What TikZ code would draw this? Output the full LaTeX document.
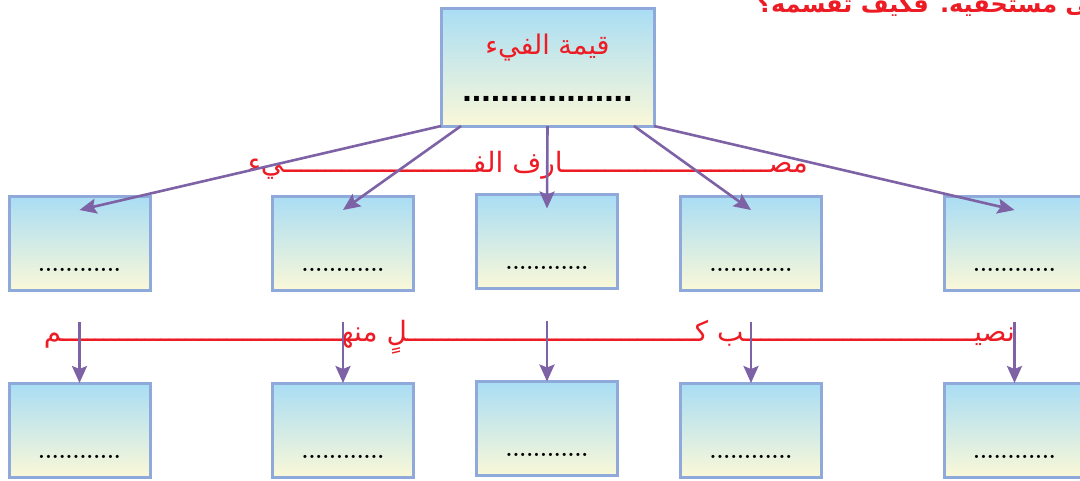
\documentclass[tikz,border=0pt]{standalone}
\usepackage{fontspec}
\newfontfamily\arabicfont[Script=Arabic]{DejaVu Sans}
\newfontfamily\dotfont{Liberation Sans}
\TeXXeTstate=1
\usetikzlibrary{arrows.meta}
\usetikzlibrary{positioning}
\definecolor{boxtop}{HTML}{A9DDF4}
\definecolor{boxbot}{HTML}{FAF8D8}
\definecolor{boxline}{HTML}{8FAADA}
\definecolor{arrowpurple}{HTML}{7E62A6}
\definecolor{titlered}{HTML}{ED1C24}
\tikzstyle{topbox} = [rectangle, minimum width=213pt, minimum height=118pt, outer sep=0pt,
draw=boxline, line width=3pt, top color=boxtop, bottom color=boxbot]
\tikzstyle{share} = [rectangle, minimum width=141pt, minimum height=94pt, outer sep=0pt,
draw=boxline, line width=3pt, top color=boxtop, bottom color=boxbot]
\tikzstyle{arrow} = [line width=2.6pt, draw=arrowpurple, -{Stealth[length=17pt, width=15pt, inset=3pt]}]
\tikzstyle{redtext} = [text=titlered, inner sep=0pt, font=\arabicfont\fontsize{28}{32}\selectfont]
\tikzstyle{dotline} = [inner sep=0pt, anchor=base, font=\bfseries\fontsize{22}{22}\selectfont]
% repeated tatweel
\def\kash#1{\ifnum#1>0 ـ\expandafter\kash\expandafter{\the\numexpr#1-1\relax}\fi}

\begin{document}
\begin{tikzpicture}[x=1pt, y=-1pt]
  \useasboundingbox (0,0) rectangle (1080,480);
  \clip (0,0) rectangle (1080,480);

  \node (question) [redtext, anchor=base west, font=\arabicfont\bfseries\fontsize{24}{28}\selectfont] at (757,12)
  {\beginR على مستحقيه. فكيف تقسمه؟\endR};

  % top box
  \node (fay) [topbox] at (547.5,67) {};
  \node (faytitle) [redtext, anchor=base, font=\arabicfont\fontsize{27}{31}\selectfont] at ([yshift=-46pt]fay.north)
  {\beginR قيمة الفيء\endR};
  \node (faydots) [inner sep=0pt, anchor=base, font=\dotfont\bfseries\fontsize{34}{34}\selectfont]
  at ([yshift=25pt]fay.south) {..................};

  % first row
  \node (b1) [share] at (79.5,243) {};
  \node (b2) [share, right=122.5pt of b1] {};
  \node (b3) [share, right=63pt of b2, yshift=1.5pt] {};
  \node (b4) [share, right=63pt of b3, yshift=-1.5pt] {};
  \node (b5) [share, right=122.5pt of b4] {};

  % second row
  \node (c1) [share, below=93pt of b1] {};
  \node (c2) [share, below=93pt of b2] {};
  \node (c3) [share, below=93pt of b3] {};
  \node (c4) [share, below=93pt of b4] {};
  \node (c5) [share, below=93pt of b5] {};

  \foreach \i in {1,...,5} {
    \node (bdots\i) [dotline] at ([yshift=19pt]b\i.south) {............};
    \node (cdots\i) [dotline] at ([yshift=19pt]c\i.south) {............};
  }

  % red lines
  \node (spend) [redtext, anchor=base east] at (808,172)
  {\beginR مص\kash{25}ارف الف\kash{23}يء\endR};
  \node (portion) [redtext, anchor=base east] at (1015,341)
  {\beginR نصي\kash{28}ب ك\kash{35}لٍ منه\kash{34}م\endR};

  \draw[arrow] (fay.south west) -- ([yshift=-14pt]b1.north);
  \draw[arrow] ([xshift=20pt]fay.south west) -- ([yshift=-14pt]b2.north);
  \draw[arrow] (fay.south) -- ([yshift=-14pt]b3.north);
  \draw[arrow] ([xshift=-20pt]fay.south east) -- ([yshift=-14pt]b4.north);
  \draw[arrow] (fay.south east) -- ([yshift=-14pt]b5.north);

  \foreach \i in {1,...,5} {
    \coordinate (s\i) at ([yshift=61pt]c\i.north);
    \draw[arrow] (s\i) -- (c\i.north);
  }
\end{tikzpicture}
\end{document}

== WRITTEN TASK ==
Using the listing above, locate the lines that hold "draw" and copy each one.

== PROBLEM SOLUTION ==
What TikZ code would draw this? Output the full LaTeX document.
draw=boxline, line width=3pt, top color=boxtop, bottom color=boxbot]
draw=boxline, line width=3pt, top color=boxtop, bottom color=boxbot]
\tikzstyle{arrow} = [line width=2.6pt, draw=arrowpurple, -{Stealth[length=17pt, width=15pt, inset=3pt]}]
  \draw[arrow] (fay.south west) -- ([yshift=-14pt]b1.north);
  \draw[arrow] ([xshift=20pt]fay.south west) -- ([yshift=-14pt]b2.north);
  \draw[arrow] (fay.south) -- ([yshift=-14pt]b3.north);
  \draw[arrow] ([xshift=-20pt]fay.south east) -- ([yshift=-14pt]b4.north);
  \draw[arrow] (fay.south east) -- ([yshift=-14pt]b5.north);
    \draw[arrow] (s\i) -- (c\i.north);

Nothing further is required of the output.